RECORDED DATA:

########################################

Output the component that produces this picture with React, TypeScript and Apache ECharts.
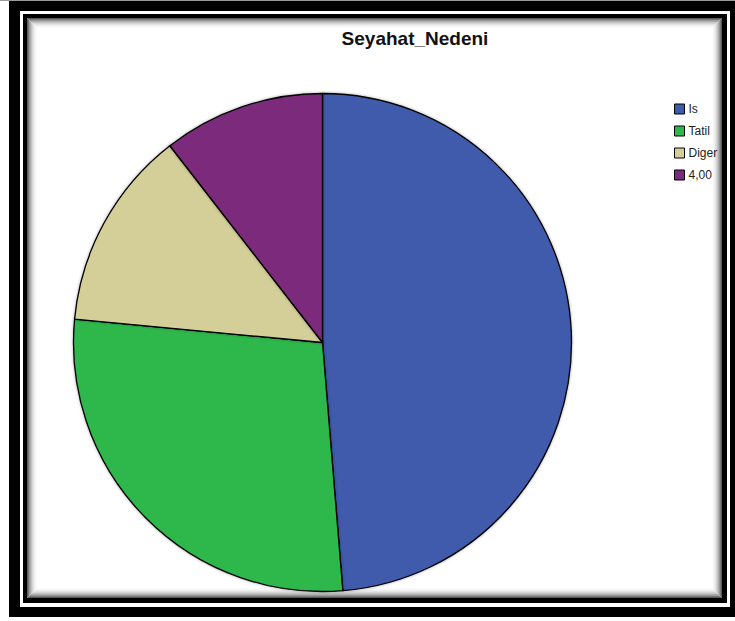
import React, { useEffect, useRef } from "react";
import * as echarts from "echarts";

const categories = ["Is", "Tatil", "Diger", "4,00"];
const values = [48.7, 27.8, 13.0, 10.5];
const colors = ["#3f5aac", "#2eb84b", "#d4cf99", "#7b2a7c"];
const titleText = "Seyahat_Nedeni";

export default function App() {
  const ref = useRef<HTMLDivElement>(null);
  useEffect(() => {
    if (!ref.current) return;
    const chart = echarts.init(ref.current, null, { renderer: "svg" });

    const frame: any[] = [
      { type: "rect", shape: { x: 0, y: 0, width: 735, height: 1 }, style: { fill: "#9a9a9a" }, silent: true },
      { type: "rect", shape: { x: 9, y: 1, width: 726, height: 616 }, style: { fill: "#000" }, silent: true },
      { type: "rect", shape: { x: 20, y: 11, width: 710, height: 596 }, style: { fill: "#fff" }, silent: true },
      { type: "rect", shape: { x: 23, y: 14, width: 704, height: 589 }, style: { fill: "#000" }, silent: true },
      { type: "rect", shape: { x: 27, y: 18, width: 695, height: 580 }, style: { fill: "#fff" }, silent: true },
    ];
    const grays = ["#5a5a5a", "#7a7a7a", "#979797", "#afafaf", "#c4c4c4", "#d6d6d6", "#e4e4e4", "#eeeeee", "#f6f6f6", "#fbfbfb"];
    grays.forEach((g, i) => {
      frame.push({
        type: "rect",
        shape: { x: 27.5 + i, y: 18.5 + i, width: 694 - 2 * i, height: 579 - 2 * i },
        style: { fill: "none", stroke: g, lineWidth: 1 },
        silent: true,
      });
    });

    chart.setOption({
      animation: false,
      backgroundColor: "#fff",
      graphic: { elements: frame },
      title: {
        text: titleText,
        left: 410,
        top: 24,
        textAlign: "center",
        textStyle: { fontFamily: "Liberation Sans", fontSize: 19, fontWeight: "bold", color: "#111" },
      },
      legend: {
        orient: "vertical",
        left: 669,
        top: 97,
        icon: "rect",
        itemWidth: 10,
        itemHeight: 10,
        itemGap: 8,
        itemStyle: { borderColor: "#000", borderWidth: 1 },
        textStyle: { fontFamily: "Liberation Sans", fontSize: 12, color: "#222", lineHeight: 14, padding: [0, 0, 0, -1] },
        data: categories,
      },
      series: [
        {
          type: "pie",
          center: [322.5, 342.5],
          radius: 249,
          startAngle: 90,
          clockwise: true,
          label: { show: false },
          labelLine: { show: false },
          emphasis: { disabled: true },
          itemStyle: { borderColor: "#000", borderWidth: 1.3, shadowBlur: 3, shadowColor: "rgba(0,0,0,0.35)" },
          data: categories.map((c, i) => ({ name: c, value: values[i], itemStyle: { color: colors[i] } })),
        },
      ],
    });
    return () => chart.dispose();
  }, []);
  return (
    <div
      ref={ref}
      style={{ position: "absolute", left: 0, top: 0, width: 735, height: 621 }}
    />
  );
}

########################################

STATED GOAL: Within the listing above, find every line containing the string "React" and return it.

THE COMPLETED TASK:
Output the component that produces this picture with React, TypeScript and Apache ECharts.
import React, { useEffect, useRef } from "react";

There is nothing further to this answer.